When I knew him, he was already an old man. He was cranky, prone to fits of paranoid rage, but he was also a devoted teacher, with a sweet, sentimental streak. He was a good teacher. He did not, in terms of character, stand out from the other teachers I had.

He terrified me, when I thought about him, because I did not want to get close to his experience. Because his experience was horrible, with nothing heroic to redeem it in my eyes.

I wrote a play in grade school about Emanuel Ringelblum, the historian who labored to chronicle life in and the destruction of the Warsaw ghetto. I wanted to find a hero in the Holocaust story, and I found him – a hero of memory. Here was a man who, though he could not stop the slaughter, did something, at least. His life, if not his death, had a purpose. I had a great time writing the play, and directing it, and acting in it on Holocaust Remembrance Day at our school. We all did.

We went up to our yiddish teacher after the play to ask him how he liked it. And he snapped at me, like Theodor Adorno: these kids, enjoying themselves, doing a play – on Holocaust Remembrance Day?!? It’s a sacrilege!

So there you go.

We don’t want to identify with the survivors, because we don’t want to suffer. They didn’t overcome their suffering – they just survived it. They are victims. Nobody wants to be a victim. We want to be heroes.

And that’s why, after a time, we invested the survivors with moral stature, retroactively turned them into heroes of some sort. We feel bad about our own embarrassment and discomfort, personal and collective (in the first decade after the Holocaust, survivors were held in contempt by most Israelis, an attitude that only began to change after the Eichmann trial). They deserve so much more by way of compensation, it’s really the least we can do.

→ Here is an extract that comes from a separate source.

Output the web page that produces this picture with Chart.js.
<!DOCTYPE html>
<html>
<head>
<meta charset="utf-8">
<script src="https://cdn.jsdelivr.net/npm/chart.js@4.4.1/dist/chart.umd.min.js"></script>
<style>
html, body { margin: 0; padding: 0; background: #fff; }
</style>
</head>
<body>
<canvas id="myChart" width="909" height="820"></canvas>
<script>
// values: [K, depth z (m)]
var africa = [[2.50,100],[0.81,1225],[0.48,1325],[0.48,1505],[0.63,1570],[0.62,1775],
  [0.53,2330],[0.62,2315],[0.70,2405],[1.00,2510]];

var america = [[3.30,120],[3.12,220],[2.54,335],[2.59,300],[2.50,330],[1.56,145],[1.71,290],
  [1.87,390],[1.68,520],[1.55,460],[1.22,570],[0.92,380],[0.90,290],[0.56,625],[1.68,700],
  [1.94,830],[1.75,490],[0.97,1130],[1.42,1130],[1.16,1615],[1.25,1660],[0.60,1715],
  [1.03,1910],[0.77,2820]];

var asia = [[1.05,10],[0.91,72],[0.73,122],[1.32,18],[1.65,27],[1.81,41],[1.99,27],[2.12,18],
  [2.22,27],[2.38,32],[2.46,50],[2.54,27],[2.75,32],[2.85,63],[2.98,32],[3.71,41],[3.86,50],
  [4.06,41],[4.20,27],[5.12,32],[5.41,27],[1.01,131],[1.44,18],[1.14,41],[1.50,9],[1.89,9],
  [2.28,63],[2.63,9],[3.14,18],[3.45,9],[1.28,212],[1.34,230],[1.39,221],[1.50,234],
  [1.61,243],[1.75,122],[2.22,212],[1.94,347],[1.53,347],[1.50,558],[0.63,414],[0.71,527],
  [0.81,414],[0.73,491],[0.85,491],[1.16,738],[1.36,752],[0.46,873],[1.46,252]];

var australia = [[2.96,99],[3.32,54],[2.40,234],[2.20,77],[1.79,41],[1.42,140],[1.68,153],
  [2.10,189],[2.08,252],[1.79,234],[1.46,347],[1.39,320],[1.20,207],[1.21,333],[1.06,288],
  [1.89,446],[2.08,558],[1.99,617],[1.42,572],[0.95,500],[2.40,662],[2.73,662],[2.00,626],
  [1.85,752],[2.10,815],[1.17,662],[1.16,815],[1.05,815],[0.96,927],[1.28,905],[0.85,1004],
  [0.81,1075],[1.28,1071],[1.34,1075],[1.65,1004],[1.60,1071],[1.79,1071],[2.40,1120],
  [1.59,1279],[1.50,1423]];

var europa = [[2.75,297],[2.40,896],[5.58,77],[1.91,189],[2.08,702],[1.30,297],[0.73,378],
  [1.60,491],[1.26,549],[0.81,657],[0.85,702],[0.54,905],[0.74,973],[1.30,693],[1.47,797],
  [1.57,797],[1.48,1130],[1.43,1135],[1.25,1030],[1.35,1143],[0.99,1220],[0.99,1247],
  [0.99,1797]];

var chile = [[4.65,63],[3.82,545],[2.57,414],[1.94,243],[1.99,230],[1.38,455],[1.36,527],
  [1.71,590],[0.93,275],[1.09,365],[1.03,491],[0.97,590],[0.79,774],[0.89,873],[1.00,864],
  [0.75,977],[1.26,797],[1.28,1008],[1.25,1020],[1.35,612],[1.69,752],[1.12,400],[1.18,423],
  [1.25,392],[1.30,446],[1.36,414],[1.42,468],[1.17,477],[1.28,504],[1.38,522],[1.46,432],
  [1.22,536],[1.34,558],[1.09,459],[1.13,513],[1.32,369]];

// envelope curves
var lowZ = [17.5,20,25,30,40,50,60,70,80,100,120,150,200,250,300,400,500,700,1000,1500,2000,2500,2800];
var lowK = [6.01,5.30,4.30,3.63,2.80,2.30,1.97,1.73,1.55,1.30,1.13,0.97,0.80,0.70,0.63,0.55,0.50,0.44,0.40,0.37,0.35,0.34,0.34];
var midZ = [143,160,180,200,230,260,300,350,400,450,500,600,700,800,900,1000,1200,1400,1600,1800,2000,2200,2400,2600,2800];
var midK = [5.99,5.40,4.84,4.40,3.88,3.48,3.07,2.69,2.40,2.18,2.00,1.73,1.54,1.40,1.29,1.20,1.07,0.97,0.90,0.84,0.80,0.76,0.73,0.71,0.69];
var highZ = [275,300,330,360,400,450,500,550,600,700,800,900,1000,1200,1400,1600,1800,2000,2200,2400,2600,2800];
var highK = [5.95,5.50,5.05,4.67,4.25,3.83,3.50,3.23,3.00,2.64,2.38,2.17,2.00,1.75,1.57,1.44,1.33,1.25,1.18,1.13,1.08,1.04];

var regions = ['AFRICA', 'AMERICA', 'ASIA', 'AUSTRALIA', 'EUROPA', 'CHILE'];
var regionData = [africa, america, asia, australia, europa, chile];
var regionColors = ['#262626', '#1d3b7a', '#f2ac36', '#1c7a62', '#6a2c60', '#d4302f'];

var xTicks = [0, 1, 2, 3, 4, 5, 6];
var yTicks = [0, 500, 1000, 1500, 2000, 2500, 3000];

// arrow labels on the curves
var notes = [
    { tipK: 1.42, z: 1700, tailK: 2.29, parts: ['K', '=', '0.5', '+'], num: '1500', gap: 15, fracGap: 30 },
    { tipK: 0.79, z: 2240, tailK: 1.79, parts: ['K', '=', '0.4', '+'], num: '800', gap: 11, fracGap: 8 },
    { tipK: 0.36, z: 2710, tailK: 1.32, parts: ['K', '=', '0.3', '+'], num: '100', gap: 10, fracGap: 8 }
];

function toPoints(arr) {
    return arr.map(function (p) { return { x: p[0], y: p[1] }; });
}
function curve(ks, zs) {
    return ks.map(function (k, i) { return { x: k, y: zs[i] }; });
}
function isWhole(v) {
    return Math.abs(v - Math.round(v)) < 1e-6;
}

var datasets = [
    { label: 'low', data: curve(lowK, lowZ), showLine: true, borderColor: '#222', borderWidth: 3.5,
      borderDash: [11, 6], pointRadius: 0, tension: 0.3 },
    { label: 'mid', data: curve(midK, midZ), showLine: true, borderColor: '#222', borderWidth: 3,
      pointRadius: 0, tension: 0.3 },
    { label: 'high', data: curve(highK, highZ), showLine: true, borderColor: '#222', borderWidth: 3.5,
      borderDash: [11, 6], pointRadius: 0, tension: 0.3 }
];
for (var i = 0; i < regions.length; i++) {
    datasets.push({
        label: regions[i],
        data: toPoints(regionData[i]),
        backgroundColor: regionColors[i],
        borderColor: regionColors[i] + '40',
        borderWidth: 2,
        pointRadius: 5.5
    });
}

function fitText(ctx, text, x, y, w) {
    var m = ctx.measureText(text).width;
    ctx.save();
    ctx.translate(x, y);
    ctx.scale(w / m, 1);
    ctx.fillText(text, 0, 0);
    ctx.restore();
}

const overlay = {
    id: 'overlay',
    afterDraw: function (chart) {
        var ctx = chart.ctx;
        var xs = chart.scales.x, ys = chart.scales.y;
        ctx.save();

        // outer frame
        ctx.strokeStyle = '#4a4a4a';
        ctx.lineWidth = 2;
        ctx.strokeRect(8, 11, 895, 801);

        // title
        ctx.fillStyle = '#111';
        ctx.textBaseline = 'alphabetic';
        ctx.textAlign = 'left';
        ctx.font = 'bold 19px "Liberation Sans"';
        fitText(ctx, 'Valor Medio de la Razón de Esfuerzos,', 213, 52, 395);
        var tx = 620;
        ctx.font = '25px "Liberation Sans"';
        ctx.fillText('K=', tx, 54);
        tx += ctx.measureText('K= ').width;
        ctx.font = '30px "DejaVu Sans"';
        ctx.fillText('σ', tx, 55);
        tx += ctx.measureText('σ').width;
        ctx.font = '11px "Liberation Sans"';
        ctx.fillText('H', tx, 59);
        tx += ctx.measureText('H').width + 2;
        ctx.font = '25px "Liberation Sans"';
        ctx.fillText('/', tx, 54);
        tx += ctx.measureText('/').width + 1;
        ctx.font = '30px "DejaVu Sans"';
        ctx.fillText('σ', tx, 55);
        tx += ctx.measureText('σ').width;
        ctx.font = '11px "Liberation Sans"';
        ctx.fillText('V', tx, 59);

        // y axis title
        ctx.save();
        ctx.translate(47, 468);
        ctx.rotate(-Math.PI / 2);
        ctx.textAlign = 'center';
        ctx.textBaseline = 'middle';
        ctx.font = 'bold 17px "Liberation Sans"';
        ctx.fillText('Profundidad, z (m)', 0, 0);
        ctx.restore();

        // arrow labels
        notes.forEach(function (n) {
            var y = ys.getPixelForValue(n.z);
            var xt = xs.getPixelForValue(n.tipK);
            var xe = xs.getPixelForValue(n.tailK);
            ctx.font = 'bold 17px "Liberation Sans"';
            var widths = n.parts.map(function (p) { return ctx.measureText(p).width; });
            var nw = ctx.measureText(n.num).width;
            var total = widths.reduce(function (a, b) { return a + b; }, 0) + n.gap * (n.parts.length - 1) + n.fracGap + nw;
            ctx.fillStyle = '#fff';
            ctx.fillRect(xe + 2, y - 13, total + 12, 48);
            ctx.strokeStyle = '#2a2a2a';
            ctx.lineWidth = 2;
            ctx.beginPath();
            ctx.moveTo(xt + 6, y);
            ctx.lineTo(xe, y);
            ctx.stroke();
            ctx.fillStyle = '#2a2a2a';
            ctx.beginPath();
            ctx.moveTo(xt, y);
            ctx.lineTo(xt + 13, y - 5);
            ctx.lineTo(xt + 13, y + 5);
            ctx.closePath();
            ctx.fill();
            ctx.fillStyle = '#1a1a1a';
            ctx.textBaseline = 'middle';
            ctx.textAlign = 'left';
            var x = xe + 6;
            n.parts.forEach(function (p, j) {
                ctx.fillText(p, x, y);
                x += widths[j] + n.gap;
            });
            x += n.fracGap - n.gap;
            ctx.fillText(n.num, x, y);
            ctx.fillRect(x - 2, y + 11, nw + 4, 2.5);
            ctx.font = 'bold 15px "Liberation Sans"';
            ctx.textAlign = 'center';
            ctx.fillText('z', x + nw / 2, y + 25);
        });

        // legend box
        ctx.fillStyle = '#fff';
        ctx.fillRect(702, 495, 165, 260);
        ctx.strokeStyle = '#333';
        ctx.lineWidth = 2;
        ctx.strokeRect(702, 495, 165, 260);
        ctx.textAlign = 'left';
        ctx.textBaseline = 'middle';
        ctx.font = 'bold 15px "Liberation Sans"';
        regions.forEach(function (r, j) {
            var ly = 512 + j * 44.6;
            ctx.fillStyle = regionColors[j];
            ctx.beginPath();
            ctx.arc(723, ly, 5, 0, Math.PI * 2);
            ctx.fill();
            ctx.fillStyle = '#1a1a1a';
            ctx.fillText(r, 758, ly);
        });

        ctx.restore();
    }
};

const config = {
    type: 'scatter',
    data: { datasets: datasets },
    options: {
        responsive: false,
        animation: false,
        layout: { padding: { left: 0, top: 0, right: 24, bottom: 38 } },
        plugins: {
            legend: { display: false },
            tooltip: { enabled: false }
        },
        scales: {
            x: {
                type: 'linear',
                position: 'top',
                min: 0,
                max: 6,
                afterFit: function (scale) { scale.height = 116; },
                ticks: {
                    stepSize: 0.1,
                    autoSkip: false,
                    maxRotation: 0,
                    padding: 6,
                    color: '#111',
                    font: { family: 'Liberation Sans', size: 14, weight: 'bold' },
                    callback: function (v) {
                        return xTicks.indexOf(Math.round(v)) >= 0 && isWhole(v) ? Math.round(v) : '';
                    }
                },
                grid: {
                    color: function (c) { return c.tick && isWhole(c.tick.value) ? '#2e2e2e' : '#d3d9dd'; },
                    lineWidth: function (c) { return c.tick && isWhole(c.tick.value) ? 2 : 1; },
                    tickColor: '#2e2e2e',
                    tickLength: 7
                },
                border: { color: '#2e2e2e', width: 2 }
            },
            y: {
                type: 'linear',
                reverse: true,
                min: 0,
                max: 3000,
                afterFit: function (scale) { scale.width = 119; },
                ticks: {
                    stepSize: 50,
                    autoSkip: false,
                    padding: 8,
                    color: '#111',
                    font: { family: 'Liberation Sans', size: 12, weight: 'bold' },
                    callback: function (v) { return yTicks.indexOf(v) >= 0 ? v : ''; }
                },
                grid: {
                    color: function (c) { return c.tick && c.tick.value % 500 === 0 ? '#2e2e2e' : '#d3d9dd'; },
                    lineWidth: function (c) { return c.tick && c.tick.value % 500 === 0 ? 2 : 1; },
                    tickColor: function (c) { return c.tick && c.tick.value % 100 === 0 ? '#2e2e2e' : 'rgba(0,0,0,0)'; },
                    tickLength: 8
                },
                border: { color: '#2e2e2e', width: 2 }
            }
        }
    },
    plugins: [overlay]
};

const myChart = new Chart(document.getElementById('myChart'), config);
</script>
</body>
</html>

But we’re lying. Survival isn’t a virtue. It’s just a fact. And it doesn’t necessarily imply virtue, anymore than wealth implies virtue, or good looks, or intelligence. The survivors are enormously valuable – because they can bear witness to the crime that was committed. But they are not, merely by virtue of having survived, heroes.

Primo Levi understood this. Isaac Bashevis Singer understood this. Hannah Arendt understood this. The Nazis were out to kill everybody. If you survived, it was overwhelmingly because of sheer luck. A distant second was physical qualities uncorrelated with any kind of moral virtue or defect. A distant third was any quality of personality or character – and these could as easily correlate with faults as virtues in the world of normal life. Meanwhile, the extermination machine itself inevitably corrupted everybody it touched, including the victims.

The character of the victims has no bearing on the character of the murderers. Whether they were saints or sinners, whether they were merely ordinary people, of all types – as they were, both those who were murdered and those few who survived – the crime was the same. If the Jews had been just as vile as any anti-Semite would have you believe they were, Hitler would still be the vilest criminal in modern history. But it’s hard for us to remember that fact.

There’s a shade of a Christian idea behind the notion that suffering, in and of itself, confers merit (actually, there’s Jewish support to be found for this idea as well), but that merit is abstract. It’s not that suffering necessarily makes you better, but that suffering earns you credit with the big guy upstairs. I’ve never had much truck with this idea, but it’s a religious commonplace. In any event, this idea is perverted when we move from credit in heaven to moral authority on earth.

And the perversion has grown with time. Suffering has, increasingly, become the currency of moral authority – not how one responds to suffering and trauma, but the mere fact of suffering and trauma. This is not a politically colored phenomenon; it’s part of the Oprahfied bath we’re all swimming in. It’s a corrosive notion, and it’s worth taking on at the source.

Rabbi Michael Goldberg asked the right question in a little book published a couple of decades ago that didn’t quite live up to the promise of its first chapters: Why Should Jews Survive. Survival is a good enough value for sea cucumbers. Mentschen should aim higher.

So should this Breslaw woman, whoever she is.